Data broker opt-out for shopping profiles is a practical question with an uncomfortable answer: deleting one retailer account is useful, but it rarely erases the whole profile. A shopping identity can be split across the merchant, email marketing tools, ad platforms, loyalty vendors, payment and fraud systems, data brokers, identity-resolution companies, and retail media networks. The customer sees one account page. The market may see many connected records.

That is why people feel stuck after they hit delete. The retailer may remove or deactivate the visible login, but past purchases, hashed email matches, device identifiers, shipping addresses, loyalty IDs, ad audiences, and broker-supplied attributes can continue to exist elsewhere depending on law, contract, retention policy, and whether the user made separate requests. Privacy self-defense becomes tedious because the profile is not one file in one drawer. It is a set of relationships.

The FTC's data broker work has warned for years that brokers can collect and share extensive consumer information while giving people limited visibility and control. The agency recommended more transparency and consumer access because brokered data can affect marketing, risk assessment, and other decisions without a normal consumer relationship. Shopping data fits that concern because purchase behavior is one of the most revealing signals about income, health, family status, hobbies, location, and price sensitivity.

Financial and identity data make the problem sharper. The CFPB has proposed treating some data broker sales of sensitive personal and financial information under consumer-reporting protections, emphasizing risks from the sale of identifiers and financial data. A checkout flow may include address, phone, payment, financing interest, income proxies, and fraud signals. When those signals leak into broader broker or identity systems, the privacy risk is no longer just annoying retargeting. It can become exposure to scams, stalking, discrimination, or eligibility decisions.

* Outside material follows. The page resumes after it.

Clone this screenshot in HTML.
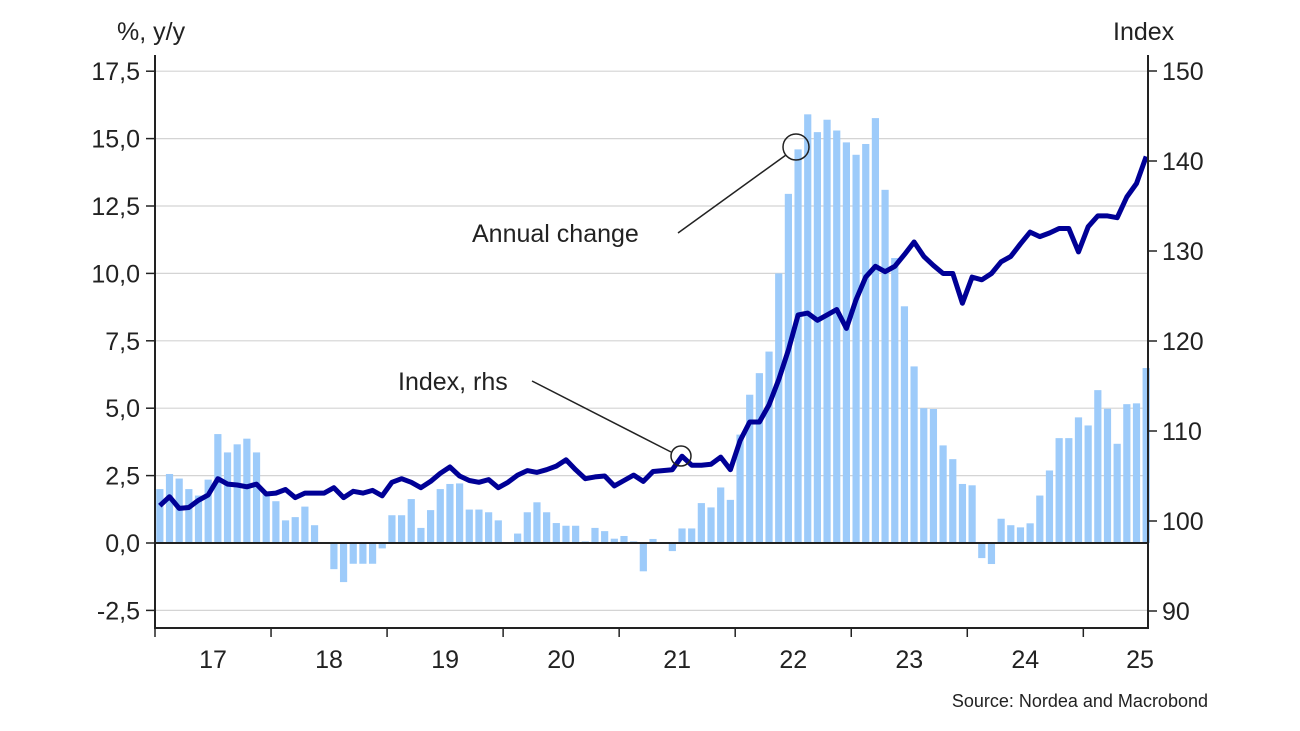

California's data broker registry shows another important fact: many companies holding or selling personal information are outside the direct relationship people think about when they shop. A consumer may know the store, but not every broker, append service, or audience partner behind the scenes. Data broker deletion and opt-out tools are improving in some jurisdictions, but consumers still need to understand that account deletion, sale/share opt-out, marketing unsubscribe, and broker deletion are different actions.

A practical cleanup sequence starts with the visible account, then moves outward. Download or save receipts you need. Delete or close retail accounts you do not use. Opt out of sale or sharing where the site offers that choice. Unsubscribe from marketing emails, but remember that unsubscribing is not the same as deleting data. Reset advertising IDs where relevant. Remove stored payment methods and addresses from dormant accounts. Then use state privacy tools, broker registries, and reputable opt-out paths to target the companies that may have received or inferred your shopping profile.

Retailers can reduce the need for this maze. They should separate service records from advertising audiences, honor deletion and opt-out requests across vendors, stop treating loyalty participation as blanket permission, and explain which data remains for legal, fraud, warranty, or tax reasons. Data minimization from the CPPA is the better design principle: collect and retain what is reasonably necessary, not everything that might help a future campaign.

The important quality test is whether the user can understand the difference between service data and persuasion data. A retailer may need to keep a purchase record for returns, safety recalls, tax, or fraud review. That does not mean the same record should keep powering ad audiences, broker enrichment, lookalike modeling, or price-sensitivity labels. Good deletion design tells the shopper what remains, why it remains, and which downstream partners received the opt-out instruction.

cloak's active-defense role is to make the profile spread visible before cleanup becomes impossible. It should warn when a checkout adds third-party identity calls, when a loyalty sign-in expands audience sharing, when a retail media pixel turns a cart into an ad segment, and when account deletion leaves obvious external hooks unaddressed. The goal is not to pretend one button can erase the internet. It is to help normal people see where their shopping identity is spreading and reduce the leverage those profiles have over them.